I am a doer. I have always been this way ever since I was a primary school student. Assignments, tasks, anything—if I was told to do something, it would get done without questions, complaints, or other difficulties. But in spite of this, I have never been a go-getter. If left to my own devices, I am not sure if I would ever accomplish anything. Maybe this is because of my personality, maybe it is because I have depression––I don’t really know. What I do know, however, is that if you instruct me to accomplish something, I will. And it will be done extremely well.
I have never been a go-getter. I feel as if I have constantly been living a lie, surrounded always by extremely motivated and hard-working peers who wish to accomplish amazing things. I live this life currently as a medical student, and I am reminded of this reality on a daily basis, whether it be in the classroom, in the hospital or clinic, and even at social functions. Everyone seems to have aspirations of doing things years into the future—career goals and personal goals—and I haven’t even thought about what I want to eat for dinner, who I want to call before I go to bed, where I want to spend the rest of my life.
I have never been a go-getter. That is why medical school has been so hard for me. Everyone says this is supposed to be the best, most rewarding year of medical school, but for me, it has been amazingly difficult. I perform exceptionally well when instructed to perform exceptionally well. Just look at my grades from the preclinical years. Look at my score on the licensing boards. Everyone told me these were important metrics I would need to perform well on, that they would serve me well later in my career. So I did. But that has not been the case with the residents and attendings I have met this year. Everyone is so nice and always looks out for our time, our well-being, our mental health; I cannot even tell you how many times I have been told to “go home, don’t waste your time staying here” when things begin to slow down on the wards. They probably assume that I will go home and start studying for a shelf or engage in exceptionally motivating and intellectually stimulating activities like my peers. Yet, I do not. I am not told to do things as I was during the first two years of medical school. Because of this, I have been labeled as “average” by many I have worked with. Their comments always read the same: “performs exceptionally well when given direction, but does not actively pursue interests or read on patients on his own volition.” I am a doer. I have never been a go-getter.

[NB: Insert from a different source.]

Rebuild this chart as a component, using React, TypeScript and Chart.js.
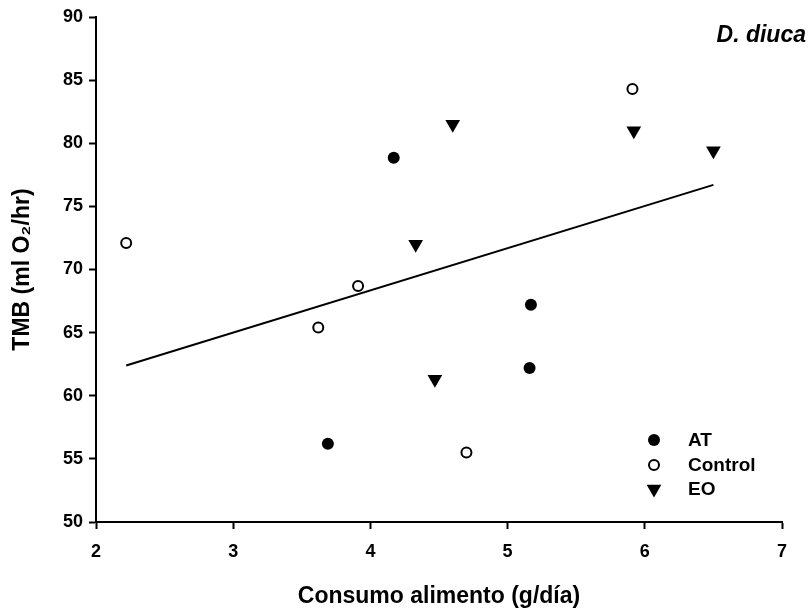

I have never been a go-getter. I recognize that this is hurting me with respect to my clinical evaluations compared to my peers. I keep telling myself that I need to change my behavior, that now is the time to finally be different. But change is hard. Depression is hard. As I am writing this, it is becoming evident to me that whoever reads this will be confused as to whether I should seek help or if I just truly just do not care. My therapist agrees that this is something I need to change if I am going to be successful during these next two years of medical school and into residency/my future practice. But change is hard. Depression is hard.
It isn’t just medicine, though. I lose friends because I don’t reach out to people; they think I don’t care. I do care, I just do a poor job of showing it. People I have been involved with romantically lose interest because I wait for things to happen instead of taking initiative. In the end, though, it all comes back to medicine. My clinical evaluations suffer because I do not show enough interest. No one ever asks me how I’m doing; they tell me I have to be the one to ask other people. I have never been a go-getter.
But I want to change. I don’t want to be this way forever. I want to want to take initiative. To come to the hospital every day wanting to actively engage my patients: their stories, hopes, and deepest fears. I want to be the one who desires more, who does not accept complacency. Who wonders about how I can make an impact on someone’s life every day. Who finally makes the first move and just asks them out. Who reaches out to a friend to remind them that I care.
I have never been a go-getter. But I don’t want to continue to passively watch my life pass me by. I have missed enough already.
I have never been a go-getter. But I want nothing more than to try to be.